Today is the last day of summer break. Big, huge, sad sigh. I've been thinking about all of the things we did this summer and how we also just lazed about and took an honest to goodness break. We used to sit down at the beginning of every summer and write down our hopes and dreams for the three months ahead. The first few weeks we'd start scratching things off, one by one, until a few weeks later when we'd lose the list and start feeling rather unmotivated to do the things on it anyway.
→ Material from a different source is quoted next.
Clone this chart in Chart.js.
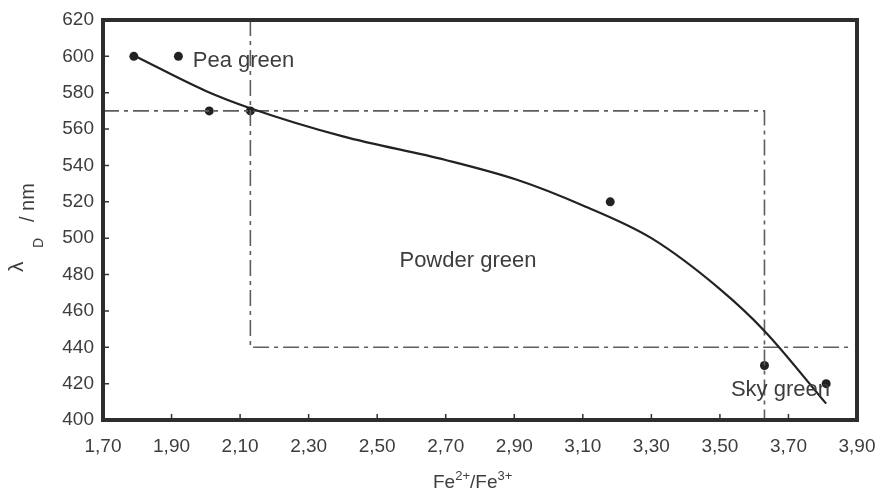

Come the middle of August, I'd frantically start searching for the crumpled, forgotten about list and notice that we'd only scratched off about three things. I'd feel those familiar pangs of guilt when I'd see on the actual piece of paper just how little we'd done. Then I'd worry that I hadn't created a summer to remember and that I'd blown the only sunshine we were going to see until next June (or July). That would make me feel even more anxious and irritable about the cold months ahead and then… Well, you get the idea.
This summer, I stopped with the lists. (I know, radical!) I didn't care what we accomplished over the summer and I hoped that the days could just be what they were (that's what they were to the rest of my family anyway). I knew it was going to zip right by like it always does so I thought, Why not set the bar low and minimize my risk for guilt pangs later? It was such a good decision! I had no idea how much power that single piece of paper had over me. How just by looking at it would cause all of my inadequacies to bubble to the surface. Who knew that all I had to do was admit right up front that our summer was going to be as lazy as it always was and Presto! No guilt!
And then a funny thing happened. As we settled into our unstructured ways, our summer started to take on a form all its own—without planning, without lists. For the kids, the summer shaped up to be The Summer of Swimming. I signed them up for their usual lessons but something different happened this year. This time they pushed themselves to try things they'd never tried before. They gave each other pep talks and cheered each other on. They really wanted to swim this time. Michael zipped over to the pool every day on his lunch break and it was the only place any of us wanted to be. Which means we were all there to witness one of my favorite moments of all time—a moment I'll never forget—the moment that Perry put his face in the water.
If you have a child that has willingly submerged him or herself in the water since birth then you will not be able to relate to this scenario. But if you have a child like mine, who has taken swimming lessons on and off at various pools with various teachers, week after week, summer after summer, and never once gotten his face wet, then you will understand why the three of us clapped and whistled and cheered his name when it finally happened. And when I saw other parents smiling and clapping for us with a sort of collective appreciation of this monumental feat, well, I had to work hard to keep the tears from flowing and missing the moment entirely.
The summer was sprinkled with other bits of goodness, too, like picnics and bike rides and playing in the yard and self-serve frozen yogurt and visits to the zoo and trips to the beach and monkey-in-the-middle and basketball and tennis and a new rat but when all is said and done, I'll remember this as the summer we accomplished so much by doing not much at all.